Hakka settlement in Indonesia—Singkawang (I)


From 2016, the Hakka Affairs Council has run the Hakka Community and New Southbound Policy Collaboration Program, dispatching Hakka-related organizations or associations to visit Hakka communities in countries in Southeast Asia including Indonesia, Malaysia and Cambodia, through these cultural exchanges carrying out surveys of local cultural resources and through mutual visits deepening cooperation between Hakka communities in Taiwan and Southeast Asia. The cultural connection between people and interaction among Hakka communities promotes new partnerships and new cultural outlooks between Taiwan and Southeast Asian countries.

The Two Rivers Cultural Association, which has long looked after Hakka culture in the Zhudong area of Hsinchu County, in 2017 traveled to the Indonesian cities of Pontianak and Singkawang through the Hakka Affairs Council’s Hakka Community and New Southbound Policy Collaboration Program to hold exchanges with local Hakka groups and get to know each other’s Hakka culture.
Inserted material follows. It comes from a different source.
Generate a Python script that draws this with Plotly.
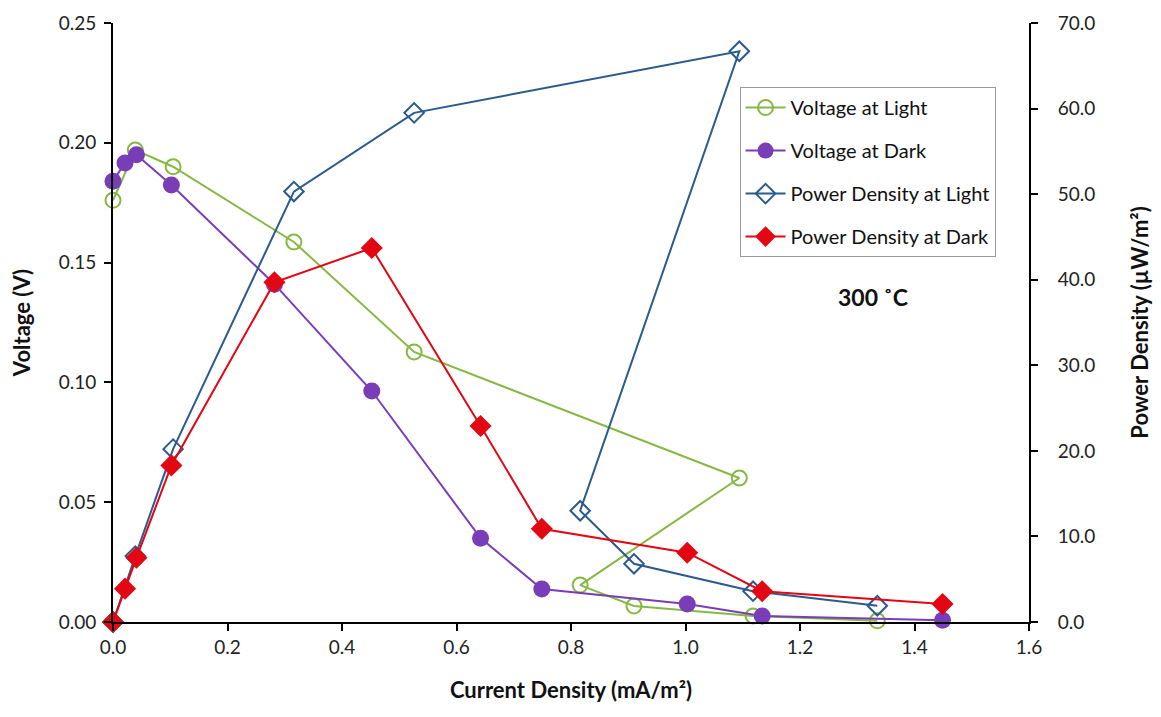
import plotly.graph_objects as go

# Voltage / power at light
x_light = [0.0, 0.039, 0.105, 0.316, 0.526, 1.094, 0.816, 0.910, 1.118, 1.335]
v_light = [0.176, 0.197, 0.190, 0.1586, 0.1127, 0.0601, 0.0154, 0.0067, 0.0025, 0.0005]
p_light = [0.0, 7.7, 20.2, 50.3, 59.5, 66.7, 13.0, 6.8, 3.6, 1.9]

# Voltage / power at dark
x_dark = [0.0, 0.021, 0.041, 0.102, 0.282, 0.452, 0.642, 0.749, 1.003, 1.134, 1.449]
v_dark = [0.184, 0.1916, 0.195, 0.1824, 0.141, 0.0964, 0.035, 0.0138, 0.0075, 0.0025, 0.0007]
p_dark = [0.0, 3.9, 7.5, 18.3, 39.7, 43.7, 22.9, 10.9, 8.1, 3.6, 2.1]

x_ticks = [0.0, 0.2, 0.4, 0.6, 0.8, 1.0, 1.2, 1.4, 1.6]
v_ticks = [0.0, 0.05, 0.10, 0.15, 0.20, 0.25]
p_ticks = [0, 10, 20, 30, 40, 50, 60, 70]

GREEN = "#86B943"
PURPLE = "#7A3DB8"
BLUE = "#2B5A8C"
RED = "#E30613"
FONT = "Lato, Roboto, sans-serif"

fig = go.Figure()
fig.add_trace(go.Scatter(
    x=x_light, y=v_light, name="Voltage at Light", mode="lines+markers",
    line=dict(color=GREEN, width=2),
    marker=dict(symbol="circle-open", size=15, color=GREEN, line=dict(width=2)),
    cliponaxis=False, legendgroup="a"))
fig.add_trace(go.Scatter(
    x=x_dark, y=v_dark, name="Voltage at Dark", mode="lines+markers",
    line=dict(color=PURPLE, width=2),
    marker=dict(symbol="circle", size=17, color=PURPLE),
    cliponaxis=False, legendgroup="b"))
fig.add_trace(go.Scatter(
    x=x_light, y=p_light, name="Power Density at Light", mode="lines+markers",
    line=dict(color=BLUE, width=2),
    marker=dict(symbol="diamond-open", size=15, color=BLUE, line=dict(width=2)),
    yaxis="y2", cliponaxis=False, legendgroup="c"))
fig.add_trace(go.Scatter(
    x=x_dark, y=p_dark, name="Power Density at Dark", mode="lines+markers",
    line=dict(color=RED, width=2),
    marker=dict(symbol="diamond", size=17, color=RED),
    yaxis="y2", cliponaxis=False, legendgroup="d"))

axis_common = dict(showline=True, linecolor="black", linewidth=2, ticks="outside",
                   ticklen=7, tickwidth=2, tickcolor="black", showgrid=False,
                   zeroline=False, automargin=False,
                   tickfont=dict(family=FONT, size=19, color="#222"))
TITLE_FONT = dict(family=FONT, size=22, color="#111")

fig.update_layout(
    width=1153, height=709,
    paper_bgcolor="white", plot_bgcolor="white",
    margin=dict(l=105, r=132, t=15, b=95),
    xaxis=dict(range=[0, 1.6], tickvals=x_ticks, tickformat=".1f",
               title=dict(text="<b>Current Density (mA/m²)</b>", font=TITLE_FONT, standoff=26),
               **axis_common),
    yaxis=dict(range=[0, 0.25], tickvals=v_ticks, tickformat=".2f", ticklabelstandoff=4,
               title=dict(text="<b>Voltage (V)</b>", font=TITLE_FONT, standoff=30),
               **axis_common),
    yaxis2=dict(range=[0, 70], tickvals=p_ticks, tickformat=".1f", overlaying="y", side="right",
                ticklabelstandoff=16,
                title=dict(text="<b>Power Density (µW/m²)</b>", font=TITLE_FONT, standoff=38),
                **axis_common),
    legend=dict(x=0.684, y=0.893, xanchor="left", yanchor="top",
                bgcolor="white", bordercolor="#999", borderwidth=1,
                font=dict(family=FONT, size=20, color="#111"), tracegroupgap=14,
                itemwidth=40),
    showlegend=True,
)
fig.add_annotation(x=1.327, y=0.1357, xref="x", yref="y", text="<b>300 ˚C</b>",
                   showarrow=False, font=dict(family=FONT, size=23, color="#111"))

fig.write_html("out.html")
Two Rivers Cultural Association


Singkawang, located on the world’s third-largest island of Borneo, is a coastal city in the north of the province of West Kalimantan, and is the second-largest city in the province. Indonesian government statistics put Singkawang’s population at close to 256,000 people, of whom around 45% are of ethnic Chinese descent. Singkawang is well known in Indonesia as a Chinese city, and the Chinese there mainly speak the Hepo dialect of Hakka that comes from Jiexi County in China’s Guangdong Province.

Singkawang, Indonesia

Records at the Museum Tionghua in Jakarta show that in the 15th century, the Ming Dynasty explorer Zheng He established a stronghold on the coast north of Singkawang that provided his crew with food and cargo, and where exchanges with locals became increasingly frequent. This shows that over 600 years ago, maritime trade between Guangdong and Indonesia had already developed and there were continuous commercial exchanges.
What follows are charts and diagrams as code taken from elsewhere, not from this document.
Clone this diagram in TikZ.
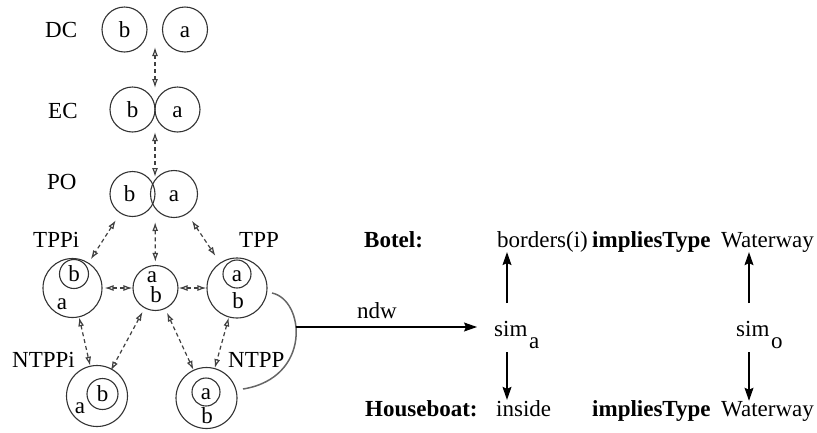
\documentclass[tikz,border=0pt]{standalone}
\usepackage{fontspec}
\setmainfont{Liberation Serif}
\newfontfamily\tnrfont{Liberation Serif}
\usetikzlibrary{arrows.meta}
\begin{document}
\begin{tikzpicture}[x=1pt,y=-1pt,
  every node/.style={font=\tnrfont\fontsize{23}{27}\selectfont},
  bftext/.style={font=\tnrfont\fontsize{23}{27}\selectfont\bfseries},
  ring/.style={circle,draw=black!80,line width=1.1pt,inner sep=0pt,text height=15pt,text depth=0pt},
  lbl/.style={anchor=base west,inner sep=0pt},
  ltr/.style={anchor=base,inner sep=0pt},
  dar/.style={draw=black!75,line width=1.2pt,dash pattern=on 4pt off 3pt,
    {Latex[open,length=9pt,width=6pt]}-{Latex[open,length=9pt,width=6pt]}},
  sar/.style={draw=black,line width=1.1pt,-{Stealth[length=13pt,width=9pt,inset=2pt]}}
]
\useasboundingbox (0,0) rectangle (817,432);

% --- RCC8 circles ---
\node[ring,minimum size=45pt] (dcb) at (124.5,29.5) {b};
\node[ring,minimum size=45pt] (dca) at (185,29.5) {a};
\node[ring,minimum size=45pt] (ecb) at (132.5,109.5) {b};
\node[ring,minimum size=45pt] (eca) at (177.5,109.5) {a};
\node[ring,minimum size=45pt] (pob) at (132.5,194) {\hspace*{-6pt}b};
\node[ring,minimum size=47pt] (poa) at (174,194) {a};

\node[ring,minimum size=59pt] (tppi) at (72.5,288) {};
\node[ring,minimum size=29pt] (tppib) at (74,274) {b};
\node[ltr] (tppia) at (62,309) {a};

\node[ring,minimum size=45pt] (mid) at (155.5,288) {};
\node[ltr] (mida) at (152,282) {a};
\node[ltr] (midb) at (156,302) {b};

\node[ring,minimum size=60pt] (tpp) at (237,288) {};
\node[ring,minimum size=28pt] (tppa) at (237,274) {a};
\node[ltr] (tppb) at (238,308) {b};

\node[ring,minimum size=61pt] (ntppi) at (97,396) {};
\node[ring,minimum size=31pt] (ntppib) at (102.5,394) {b};
\node[ltr] (ntppia) at (80,413) {a};

\node[ring,minimum size=61pt] (ntpp) at (206.5,398) {};
\node[ring,minimum size=28pt] (ntppa) at (206,392) {a};
\node[ltr] (ntppb) at (207,423) {b};

% --- relation labels ---
\node[lbl] (ldc) at (45,37) {DC};
\node[lbl] (lec) at (48,118) {EC};
\node[lbl] (lpo) at (47,189) {PO};
\node[lbl] (ltppi) at (33,247) {TPPi};
\node[lbl] (ltpp) at (239,247) {TPP};
\node[lbl] (lntppi) at (12,367) {NTPPi};
\node[lbl] (lntpp) at (228,367) {NTPP};

% --- dashed transitions ---
\coordinate (dcm) at (155,30);
\coordinate (ecm) at (155,110);
\coordinate (pom) at (155,194);
\draw[dar,shorten <=17pt,shorten >=22pt] (dcm) -- (ecm);
\draw[dar,shorten <=22pt,shorten >=17pt] (ecm) -- (pom);
\draw[dar,shorten <=28pt,shorten >=3pt] (pom) -- (mid);
\draw[dar,shorten <=8pt,shorten >=4pt] (pob) -- (tppi);
\draw[dar,shorten <=8pt,shorten >=8pt] (poa) -- (tpp);
\draw[dar,shorten <=2pt] (tppi) -- (mid);
\draw[dar] (mid) -- (tpp);
\draw[dar] (tppi) -- (ntppi);
\draw[dar,shorten <=4pt,shorten >=-2pt] (mid) -- (ntppi);
\draw[dar,shorten <=4pt] (mid) -- (ntpp);
\draw[dar] (tpp) -- (ntpp);

% --- grouping arc and ndw arrow ---
\coordinate (arcs) at (272,293);
\coordinate (arce) at (243,389);
\coordinate (arcm) at (296,327);
\draw[draw=black!60,line width=1.5pt] (arcs) .. controls (305,300) and (312,378) .. (arce);

% --- right side ---
\node[lbl,bftext] (botel) at (364,247) {Botel:};
\node[lbl] (bord) at (497,247) {borders(i)};
\node[lbl,bftext] (imp1) at (592,247) {impliesType};
\node[lbl] (wat1) at (721,247) {Waterway};

\node[lbl,bftext] (house) at (365,416) {Houseboat:};
\node[lbl] (ins) at (496,416) {inside};
\node[lbl,bftext] (imp2) at (592,416) {impliesType};
\node[lbl] (wat2) at (721,416) {Waterway};

\node[lbl] (ndw) at (357,318) {ndw};
\node[lbl] (sima) at (494,336) {sim};
\node[lbl] (simasub) at (529,348) {a};
\node[lbl] (simo) at (736,336) {sim};
\node[lbl] (simosub) at (771,348) {o};

\draw[sar,shorten >=17pt] (arcm) -- (arcm -| sima.west);
\coordinate (upa) at (507,303);
\coordinate (dna) at (507,352);
\coordinate (upo) at (749,303);
\coordinate (dno) at (749,352);
\draw[sar] (upa) -- (upa |- bord.south);
\draw[sar] (dna) -- (dna |- ins.north);
\draw[sar] (upo) -- (upo |- wat1.south);
\draw[sar] (dno) -- (dno |- wat2.north);
\end{tikzpicture}
\end{document}
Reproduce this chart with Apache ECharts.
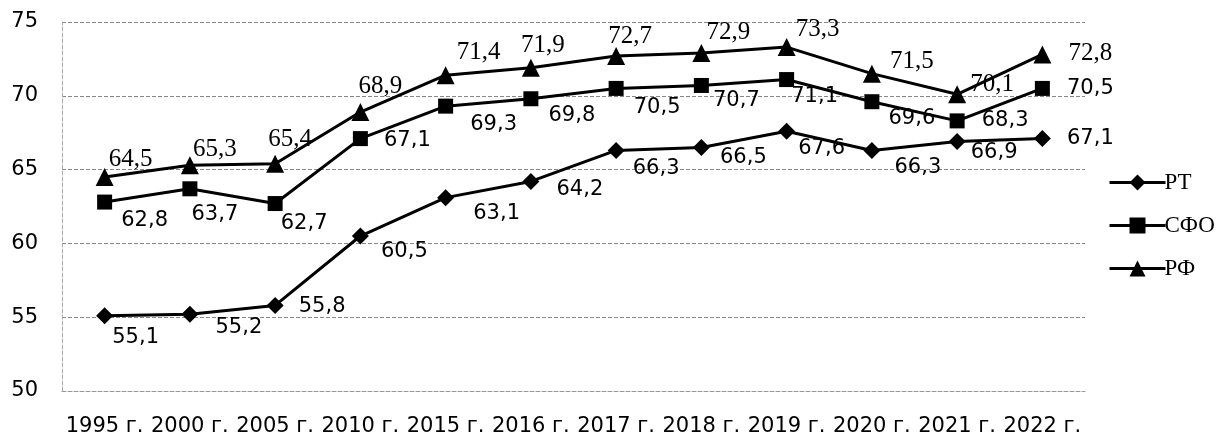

In around 1740, gold mines were discovered in West Kalimantan, which attracted large numbers of Guangdong Hakka to come prospecting. In the mid-19th century, war and natural disasters prompted another wave of Guangdong Hakkas to migrate to Southeast Asia. At this time, the Chinese diaspora in Singkawang already numbered in the thousands.
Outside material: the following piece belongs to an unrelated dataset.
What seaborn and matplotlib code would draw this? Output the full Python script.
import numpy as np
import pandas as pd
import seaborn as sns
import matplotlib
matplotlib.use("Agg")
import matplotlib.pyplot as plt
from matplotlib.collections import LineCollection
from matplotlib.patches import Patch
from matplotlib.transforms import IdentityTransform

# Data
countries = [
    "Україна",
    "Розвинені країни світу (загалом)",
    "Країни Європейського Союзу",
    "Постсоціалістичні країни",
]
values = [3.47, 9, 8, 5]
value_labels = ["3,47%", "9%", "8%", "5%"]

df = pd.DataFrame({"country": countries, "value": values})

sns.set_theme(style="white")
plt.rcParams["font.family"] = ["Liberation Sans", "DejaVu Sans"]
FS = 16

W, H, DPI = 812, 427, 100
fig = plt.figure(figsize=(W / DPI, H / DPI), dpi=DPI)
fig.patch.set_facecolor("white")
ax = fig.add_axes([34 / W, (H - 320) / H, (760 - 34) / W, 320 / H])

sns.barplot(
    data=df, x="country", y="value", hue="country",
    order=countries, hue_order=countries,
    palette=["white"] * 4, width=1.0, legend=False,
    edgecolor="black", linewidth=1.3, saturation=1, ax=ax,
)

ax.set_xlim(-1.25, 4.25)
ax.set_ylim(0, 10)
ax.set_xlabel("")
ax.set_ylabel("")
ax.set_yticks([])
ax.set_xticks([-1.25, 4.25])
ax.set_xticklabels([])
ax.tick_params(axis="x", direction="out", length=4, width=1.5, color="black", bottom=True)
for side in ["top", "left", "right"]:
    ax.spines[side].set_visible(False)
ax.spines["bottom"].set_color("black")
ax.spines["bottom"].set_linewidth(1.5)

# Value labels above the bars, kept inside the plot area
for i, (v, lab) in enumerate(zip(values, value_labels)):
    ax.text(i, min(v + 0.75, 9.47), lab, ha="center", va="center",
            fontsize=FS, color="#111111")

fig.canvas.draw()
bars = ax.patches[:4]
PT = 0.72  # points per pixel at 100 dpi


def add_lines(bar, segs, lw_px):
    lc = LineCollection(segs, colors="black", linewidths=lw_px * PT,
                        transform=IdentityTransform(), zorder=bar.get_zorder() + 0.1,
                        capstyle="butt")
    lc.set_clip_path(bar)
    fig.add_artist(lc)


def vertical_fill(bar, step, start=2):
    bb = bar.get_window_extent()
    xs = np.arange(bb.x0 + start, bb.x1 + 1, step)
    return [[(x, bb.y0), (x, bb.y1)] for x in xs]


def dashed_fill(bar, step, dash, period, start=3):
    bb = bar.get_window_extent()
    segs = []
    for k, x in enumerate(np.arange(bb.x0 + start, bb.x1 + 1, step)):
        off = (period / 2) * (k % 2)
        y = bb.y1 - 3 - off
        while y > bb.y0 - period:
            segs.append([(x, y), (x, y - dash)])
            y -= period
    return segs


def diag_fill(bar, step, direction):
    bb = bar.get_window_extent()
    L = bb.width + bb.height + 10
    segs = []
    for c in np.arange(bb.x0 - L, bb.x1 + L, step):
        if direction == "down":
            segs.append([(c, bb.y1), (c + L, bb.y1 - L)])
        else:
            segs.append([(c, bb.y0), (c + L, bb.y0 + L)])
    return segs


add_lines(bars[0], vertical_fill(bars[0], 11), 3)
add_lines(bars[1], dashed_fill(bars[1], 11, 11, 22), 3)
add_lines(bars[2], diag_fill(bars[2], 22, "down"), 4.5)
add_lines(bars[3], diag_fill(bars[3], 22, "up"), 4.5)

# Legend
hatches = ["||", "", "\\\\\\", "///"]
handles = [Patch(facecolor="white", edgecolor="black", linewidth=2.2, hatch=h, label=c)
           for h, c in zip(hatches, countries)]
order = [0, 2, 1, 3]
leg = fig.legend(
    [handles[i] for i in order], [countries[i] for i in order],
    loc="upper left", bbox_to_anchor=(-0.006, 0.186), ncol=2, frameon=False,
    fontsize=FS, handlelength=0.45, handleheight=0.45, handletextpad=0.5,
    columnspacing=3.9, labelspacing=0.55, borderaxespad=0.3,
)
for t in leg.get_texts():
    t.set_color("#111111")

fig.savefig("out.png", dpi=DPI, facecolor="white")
In West Kalimantan, the most eminent Chinese figure was Luo Fangbo (羅芳伯). In 1772, this Hakka man from Meixian District in Guangdong went to western Borneo. He opened up land for the development of agriculture and gold mining, established a school to pass on Chinese culture, and brought local Chinese together. In 1777 he established the world’s first Chinese republic, the Lanfang Republic, which controlled the whole of Kalimantan for over 100 years until it was ended by the Dutch in 1885.